**INFORMATION SHOWN**.
"""

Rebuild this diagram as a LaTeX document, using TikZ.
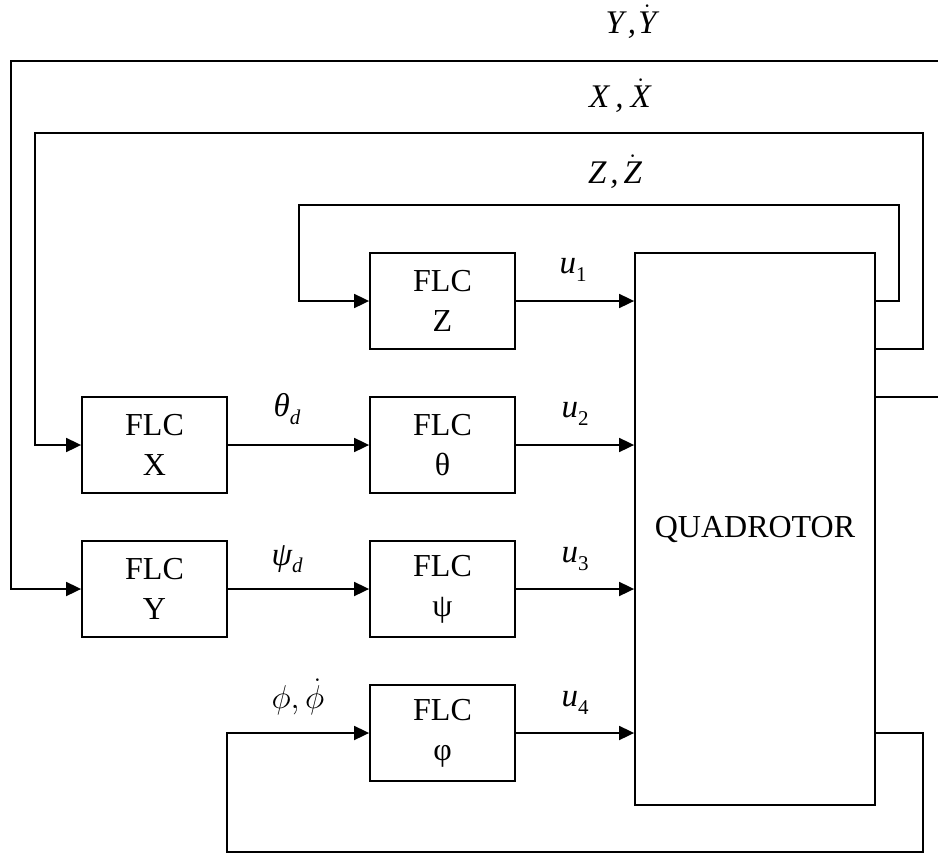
\RequirePackage{fix-cm}
\documentclass[tikz,border=0pt]{standalone}
\usepackage{fontspec}
\setmainfont{Liberation Serif}
\usetikzlibrary{arrows.meta}
\newcommand{\sbs}[1]{\raisebox{-0.22em}{\fontsize{21}{21}\selectfont\upshape #1}}
\newcommand{\dotit}[1]{\ensuremath{\dot{\hbox{\itshape #1}}}}
\begin{document}
\begin{tikzpicture}[x=1pt,y=-1pt,
  every node/.style={font=\fontsize{32}{40}\selectfont},
  blk/.style={draw, line width=1.8pt, minimum width=145pt, minimum height=96pt, inner sep=0pt, align=center},
  quadbox/.style={draw, line width=1.8pt, minimum width=240pt, minimum height=552pt, inner sep=0pt},
  wire/.style={line width=1.8pt},
  arr/.style={wire, -{Triangle[length=15pt,width=14pt]}},
  lbl/.style={inner sep=0pt, font=\fontsize{33}{40}\selectfont\itshape}]
\useasboundingbox (0,0) rectangle (938,854);
\clip (0,0) rectangle (938,854);
% blocks
\node[quadbox] (quad) at (755,529) {QUADROTOR};
\node[blk] (fz)   at (442.5,301) {FLC\\Z};
\node[blk] (fth)  at (442.5,445) {FLC\\θ};
\node[blk] (fpsi) at (442.5,589) {FLC\\ψ};
\node[blk] (fphi) at (442.5,733) {FLC\\φ};
\node[blk] (fx)   at (154.5,445) {FLC\\X};
\node[blk] (fy)   at (154.5,589) {FLC\\Y};
% forward connections
\draw[arr] (fx.east) -- (fth.west);
\draw[arr] (fy.east) -- (fpsi.west);
\draw[arr] (fz.east) -- (fz.east -| quad.west);
\draw[arr] (fth.east) -- (fth.east -| quad.west);
\draw[arr] (fpsi.east) -- (fpsi.east -| quad.west);
\draw[arr] (fphi.east) -- (fphi.east -| quad.west);
% output points on the quadrotor
\path (quad.east) ++(0,-228) coordinate (zq);
\path (quad.east) ++(0,-180) coordinate (xq);
\path (quad.east) ++(0,-132) coordinate (yq);
% corner coordinates
\coordinate (zc1) at (899,205);
\coordinate (zc2) at (299,301);
\coordinate (xc1) at (923,133);
\coordinate (xc2) at (35,445);
\coordinate (yc1) at (960,61);
\coordinate (yc2) at (11,589);
\coordinate (pc1) at (923,852);
\coordinate (pc2) at (227,733);
% feedback loops
\draw[arr] (zq) -| (zc1) -| (zc2) -- (fz.west);
\draw[arr] (xq) -| (xc1) -| (xc2) -- (fx.west);
\draw[arr] (yq) -| (yc1) -| (yc2) -- (fy.west);
\draw[arr] (quad.east |- fphi.east) -| (pc1) -| (pc2) -- (fphi.west);
% labels
\node[lbl] (ly) at (631,22) {Y\kern4pt,\kern2pt\dotit{Y}};
\node[lbl] (lx) at (620,96) {X\kern6pt,\kern7pt\dotit{X}};
\node[lbl] (lz) at (615,172) {Z\kern4pt,\kern5pt\dotit{Z}};
\node[lbl] (lu1) at (573,270) {u\sbs{1}};
\node[lbl] (lu2) at (575,414) {u\sbs{2}};
\node[lbl] (lu3) at (575,559) {u\sbs{3}};
\node[lbl] (lu4) at (575,703) {u\sbs{4}};
\node[lbl] (lth) at (287,409) {θ\sbs{\itshape d}};
\node[lbl] (lps) at (287,559) {ψ\sbs{\itshape d}};
\node[lbl] (lph) at (298,697) {$\phi,\dot{\phi}$};
\end{tikzpicture}
\end{document}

"""

**WRITTEN TASK**. Write out the material above again, word for word, minus its pictures.

**TASK SOLUTION**.
Rebuild this diagram as a LaTeX document, using TikZ.
\RequirePackage{fix-cm}
\documentclass[tikz,border=0pt]{standalone}
\usepackage{fontspec}
\setmainfont{Liberation Serif}
\usetikzlibrary{arrows.meta}
\newcommand{\sbs}[1]{\raisebox{-0.22em}{\fontsize{21}{21}\selectfont\upshape #1}}
\newcommand{\dotit}[1]{\ensuremath{\dot{\hbox{\itshape #1}}}}
\begin{document}
\begin{tikzpicture}[x=1pt,y=-1pt,
  every node/.style={font=\fontsize{32}{40}\selectfont},
  blk/.style={draw, line width=1.8pt, minimum width=145pt, minimum height=96pt, inner sep=0pt, align=center},
  quadbox/.style={draw, line width=1.8pt, minimum width=240pt, minimum height=552pt, inner sep=0pt},
  wire/.style={line width=1.8pt},
  arr/.style={wire, -{Triangle[length=15pt,width=14pt]}},
  lbl/.style={inner sep=0pt, font=\fontsize{33}{40}\selectfont\itshape}]
\useasboundingbox (0,0) rectangle (938,854);
\clip (0,0) rectangle (938,854);
% blocks
\node[quadbox] (quad) at (755,529) {QUADROTOR};
\node[blk] (fz)   at (442.5,301) {FLC\\Z};
\node[blk] (fth)  at (442.5,445) {FLC\\θ};
\node[blk] (fpsi) at (442.5,589) {FLC\\ψ};
\node[blk] (fphi) at (442.5,733) {FLC\\φ};
\node[blk] (fx)   at (154.5,445) {FLC\\X};
\node[blk] (fy)   at (154.5,589) {FLC\\Y};
% forward connections
\draw[arr] (fx.east) -- (fth.west);
\draw[arr] (fy.east) -- (fpsi.west);
\draw[arr] (fz.east) -- (fz.east -| quad.west);
\draw[arr] (fth.east) -- (fth.east -| quad.west);
\draw[arr] (fpsi.east) -- (fpsi.east -| quad.west);
\draw[arr] (fphi.east) -- (fphi.east -| quad.west);
% output points on the quadrotor
\path (quad.east) ++(0,-228) coordinate (zq);
\path (quad.east) ++(0,-180) coordinate (xq);
\path (quad.east) ++(0,-132) coordinate (yq);
% corner coordinates
\coordinate (zc1) at (899,205);
\coordinate (zc2) at (299,301);
\coordinate (xc1) at (923,133);
\coordinate (xc2) at (35,445);
\coordinate (yc1) at (960,61);
\coordinate (yc2) at (11,589);
\coordinate (pc1) at (923,852);
\coordinate (pc2) at (227,733);
% feedback loops
\draw[arr] (zq) -| (zc1) -| (zc2) -- (fz.west);
\draw[arr] (xq) -| (xc1) -| (xc2) -- (fx.west);
\draw[arr] (yq) -| (yc1) -| (yc2) -- (fy.west);
\draw[arr] (quad.east |- fphi.east) -| (pc1) -| (pc2) -- (fphi.west);
% labels
\node[lbl] (ly) at (631,22) {Y\kern4pt,\kern2pt\dotit{Y}};
\node[lbl] (lx) at (620,96) {X\kern6pt,\kern7pt\dotit{X}};
\node[lbl] (lz) at (615,172) {Z\kern4pt,\kern5pt\dotit{Z}};
\node[lbl] (lu1) at (573,270) {u\sbs{1}};
\node[lbl] (lu2) at (575,414) {u\sbs{2}};
\node[lbl] (lu3) at (575,559) {u\sbs{3}};
\node[lbl] (lu4) at (575,703) {u\sbs{4}};
\node[lbl] (lth) at (287,409) {θ\sbs{\itshape d}};
\node[lbl] (lps) at (287,559) {ψ\sbs{\itshape d}};
\node[lbl] (lph) at (298,697) {$\phi,\dot{\phi}$};
\end{tikzpicture}
\end{document}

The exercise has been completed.